Creel was promoted to the rank of associate professor in 1941 and full Professor in 1949. He served as a Lieutenant Colonel of military intelligence in the United States Army from 1943 to 1945 during the Second World War. He remained as a professor until 1964, when he became the Martin A. Ryerson Distinguished Service Professor of Chinese History until 1974.
Creel was a member of the Committee on Chinese Studies of the American Council of Learned Societies, a member of its Committee on Far Eastern Studies, and the President of the American Oriental Society. He was also a member of the Association for Asian Studies as well as a member of the American Philosophical Society.

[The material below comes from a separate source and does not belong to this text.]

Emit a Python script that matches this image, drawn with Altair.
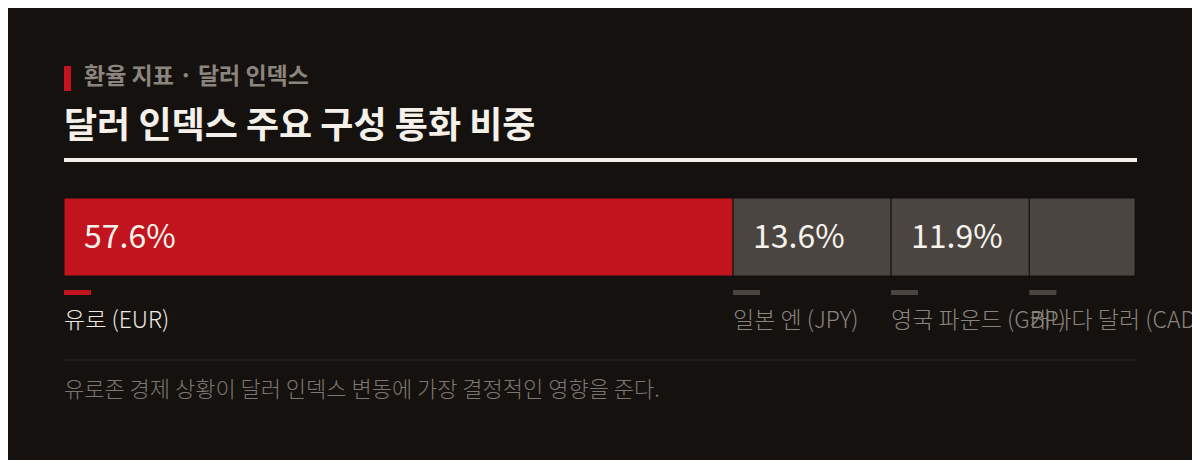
import altair as alt
import pandas as pd

# ---- data ----
currencies = ["유로 (EUR)", "일본 엔 (JPY)", "영국 파운드 (GBP)", "캐나다 달러 (CAD)"]
shares = [57.6, 13.6, 11.9, 9.1]
seg_colors = ["#c1141f", "#4b4541", "#4b4541", "#4b4541"]
label_colors = ["#ece7e0", "#8b857e", "#8b857e", "#8b857e"]

kicker = "환율 지표 · 달러 인덱스"
title = "달러 인덱스 주요 구성 통화 비중"
footnote = "유로존 경제 상황이 달러 인덱스 변동에 가장 결정적인 영향을 준다."

BG = "#14110f"
FONT = "Noto Sans CJK KR"

df = pd.DataFrame({
    "currency": currencies,
    "share": shares,
    "order": list(range(len(currencies))),
    "seg_color": seg_colors,
    "label_color": label_colors,
})
total = sum(shares)

xscale = alt.Scale(domain=[0, total], nice=False, zero=True)

base = alt.Chart(df).transform_stack(
    stack="share", groupby=[], as_=["x0", "x1"], sort=[alt.SortField("order")]
).transform_calculate(
    pct="format(datum.share, '.1f') + '%'"
)

bars = base.mark_rect(stroke=BG, strokeWidth=1).encode(
    x=alt.X("x0:Q", scale=xscale, axis=None),
    x2="x1:Q",
    y=alt.value(190),
    y2=alt.value(268),
    color=alt.Color("seg_color:N", scale=None, legend=None),
)

values = base.transform_filter("datum.share >= 10").mark_text(
    align="left", baseline="middle", dx=20, font=FONT, fontSize=32,
    fontWeight=400, color="#f7f3ec"
).encode(
    x=alt.X("x0:Q", scale=xscale, axis=None),
    y=alt.value(230),
    text="pct:N",
)

markers = base.mark_rect(x2Offset=27).encode(
    x=alt.X("x0:Q", scale=xscale, axis=None),
    x2="x0:Q",
    y=alt.value(282),
    y2=alt.value(287),
    color=alt.Color("seg_color:N", scale=None, legend=None),
)

cat_labels = base.mark_text(
    align="left", baseline="middle", font=FONT, fontSize=23, fontWeight=300
).encode(
    x=alt.X("x0:Q", scale=xscale, axis=None),
    y=alt.value(313),
    text="currency:N",
    color=alt.Color("label_color:N", scale=None, legend=None),
)

one = alt.Chart(pd.DataFrame({"k": [0]}))

kicker_bar = one.mark_rect(color="#c1141f").encode(
    x=alt.value(0), x2=alt.value(7), y=alt.value(58), y2=alt.value(83)
)
kicker_text = one.mark_text(
    align="left", baseline="middle", font=FONT, fontSize=23, fontWeight=700,
    color="#8b857e", text=kicker
).encode(x=alt.value(20), y=alt.value(69))

title_text = one.mark_text(
    align="left", baseline="middle", font=FONT, fontSize=36, fontWeight=700,
    color="#f5f1ea", text=title
).encode(x=alt.value(0), y=alt.value(119))

top_rule = one.mark_rule(color="#f5f1ea", strokeWidth=4).encode(
    x=alt.value(0), x2=alt.value(1073), y=alt.value(152)
)
divider = one.mark_rule(color="#2b2725", strokeWidth=1).encode(
    x=alt.value(0), x2=alt.value(1073), y=alt.value(352)
)
foot_text = one.mark_text(
    align="left", baseline="middle", font=FONT, fontSize=22, fontWeight=300,
    color="#7d7771", text=footnote
).encode(x=alt.value(0), y=alt.value(382))

chart = alt.layer(
    kicker_bar, kicker_text, title_text, top_rule,
    bars, values, markers, cat_labels, divider, foot_text
).properties(
    width=1071, height=452,
    autosize=alt.AutoSizeParams(type="none"),
    padding={"left": 56, "top": 0, "right": 57, "bottom": 0},
    background=BG,
).configure_view(stroke=None)

chart.save("out.html", embed_options={"renderer": "svg", "actions": False})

The most influential of Creel’s books include The Birth of China (1936), the first detailed account of the significance of the archaeological excavations at Anyang, which quickly attracted global interest; Studies in Early Chinese Culture (1937) which was an influential collection of monographic essays; Literary Chinese by the Inductive Method, vols. I–III (1938–52), a groundbreaking and controversial attempt to teach literary Chinese through carefully glossed excerpts of standard classical texts; Newspaper Chinese by the Inductive Method (1943), an effort to apply identical pedagogical techniques to the analysis of Chinese newspapers; Confucius, the Man and the Myth (1949), a critical analysis of the philosopher Confucius; Chinese Thought from Confucius to Mao Tse-tung (1953), a survey of Chinese thought; The Origins of Statecraft in China, Vol. 1: The Western Chou Empire (University of Chicago Press, 1970), a judicial account of the polity of the Western Zhou dynasty; What is Taoism? and Other Studies in Chinese Cultural History (University of Chicago Press, 1970) and Shen Pu-hai: A Chinese Political Philosophy of the Fourth Century B.C. (1974), a monograph on Shen Buhai, an early Chinese specialist on administrative technique.
Creel was especially known for Confucius: The Man and the Myth (1949), which argued that Confucius had been misunderstood because legend had obscured the facts of his life and his ideas. Creel held that Confucius was a reformer and an individualist, as well as a democratic and revolutionary teacher.
From the start of his career in the 1930s, Creel was an outspoken proponent of the theory that Chinese characters are inherently ideographic in nature. He was opposed by sinologists Peter A. Boodberg and Paul Pelliot, who believed that phonetic principles played a large role in the early history of Chinese characters. The debate has continued many decades later without either side being able to discredit the other.[1]
Creel died at his home in Palos Park, Illinois, after a long illness, on June 1, 1994, at the age of 89.